Go from the first line to the line with "from matplotlib.transforms import" and return those lines verbatim, ends included.

BEGIN SUPPLIED INFORMATION

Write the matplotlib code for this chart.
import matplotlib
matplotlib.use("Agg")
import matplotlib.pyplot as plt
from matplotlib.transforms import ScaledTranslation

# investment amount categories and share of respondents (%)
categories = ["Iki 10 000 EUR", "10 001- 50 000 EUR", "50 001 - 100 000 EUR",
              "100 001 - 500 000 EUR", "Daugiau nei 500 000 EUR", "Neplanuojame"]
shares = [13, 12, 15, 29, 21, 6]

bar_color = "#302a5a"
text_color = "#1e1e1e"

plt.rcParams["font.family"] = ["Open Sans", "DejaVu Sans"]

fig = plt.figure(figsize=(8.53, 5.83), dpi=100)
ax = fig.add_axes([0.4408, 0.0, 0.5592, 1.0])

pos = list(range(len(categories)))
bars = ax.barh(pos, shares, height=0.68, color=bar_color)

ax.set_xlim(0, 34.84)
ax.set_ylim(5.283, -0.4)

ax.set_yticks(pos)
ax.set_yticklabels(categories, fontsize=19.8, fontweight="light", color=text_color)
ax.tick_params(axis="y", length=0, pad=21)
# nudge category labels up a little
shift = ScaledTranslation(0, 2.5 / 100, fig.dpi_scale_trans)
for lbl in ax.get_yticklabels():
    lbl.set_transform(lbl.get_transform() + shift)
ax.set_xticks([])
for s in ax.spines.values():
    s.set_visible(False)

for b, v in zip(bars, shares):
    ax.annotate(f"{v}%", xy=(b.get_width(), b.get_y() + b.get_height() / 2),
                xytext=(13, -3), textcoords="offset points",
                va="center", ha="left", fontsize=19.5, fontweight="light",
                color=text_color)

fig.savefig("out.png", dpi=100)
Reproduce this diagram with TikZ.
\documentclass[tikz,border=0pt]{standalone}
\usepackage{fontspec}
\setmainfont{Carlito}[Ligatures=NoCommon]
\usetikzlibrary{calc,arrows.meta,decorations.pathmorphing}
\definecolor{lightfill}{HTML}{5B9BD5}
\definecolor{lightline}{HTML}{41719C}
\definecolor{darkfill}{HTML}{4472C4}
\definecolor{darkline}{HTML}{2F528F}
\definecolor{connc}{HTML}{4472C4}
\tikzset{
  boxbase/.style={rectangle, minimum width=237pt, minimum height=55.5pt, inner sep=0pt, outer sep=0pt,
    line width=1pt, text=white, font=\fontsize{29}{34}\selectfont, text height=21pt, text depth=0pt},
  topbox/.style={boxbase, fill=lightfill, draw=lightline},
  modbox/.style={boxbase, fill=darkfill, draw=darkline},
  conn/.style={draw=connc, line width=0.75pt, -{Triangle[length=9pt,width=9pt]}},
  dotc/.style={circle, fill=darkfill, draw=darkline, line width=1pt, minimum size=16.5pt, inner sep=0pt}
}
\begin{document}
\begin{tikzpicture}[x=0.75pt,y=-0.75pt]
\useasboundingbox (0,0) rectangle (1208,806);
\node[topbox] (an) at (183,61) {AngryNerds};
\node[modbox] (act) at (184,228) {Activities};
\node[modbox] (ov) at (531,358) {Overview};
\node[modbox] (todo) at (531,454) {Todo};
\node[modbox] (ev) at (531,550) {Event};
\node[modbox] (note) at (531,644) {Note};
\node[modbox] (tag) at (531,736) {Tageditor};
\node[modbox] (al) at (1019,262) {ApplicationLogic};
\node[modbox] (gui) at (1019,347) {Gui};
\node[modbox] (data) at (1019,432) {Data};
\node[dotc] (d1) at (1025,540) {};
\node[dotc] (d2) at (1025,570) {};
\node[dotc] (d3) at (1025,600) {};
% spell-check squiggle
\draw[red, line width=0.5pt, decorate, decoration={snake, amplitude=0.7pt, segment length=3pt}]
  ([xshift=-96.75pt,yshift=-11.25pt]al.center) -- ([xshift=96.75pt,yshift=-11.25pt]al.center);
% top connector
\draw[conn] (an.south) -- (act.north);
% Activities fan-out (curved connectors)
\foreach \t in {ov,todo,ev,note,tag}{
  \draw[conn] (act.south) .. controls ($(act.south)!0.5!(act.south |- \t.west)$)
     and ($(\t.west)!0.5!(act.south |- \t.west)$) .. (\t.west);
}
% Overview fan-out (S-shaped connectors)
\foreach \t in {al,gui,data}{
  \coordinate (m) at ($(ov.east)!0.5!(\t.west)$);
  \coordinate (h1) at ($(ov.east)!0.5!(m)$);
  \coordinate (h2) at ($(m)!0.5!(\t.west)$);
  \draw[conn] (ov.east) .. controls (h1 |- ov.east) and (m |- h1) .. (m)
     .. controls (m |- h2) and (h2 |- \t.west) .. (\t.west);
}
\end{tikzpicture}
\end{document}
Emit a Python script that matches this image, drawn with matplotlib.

END SUPPLIED INFORMATION

## EXERCISE ANSWER
Write the matplotlib code for this chart.
import matplotlib
matplotlib.use("Agg")
import matplotlib.pyplot as plt
from matplotlib.transforms import ScaledTranslation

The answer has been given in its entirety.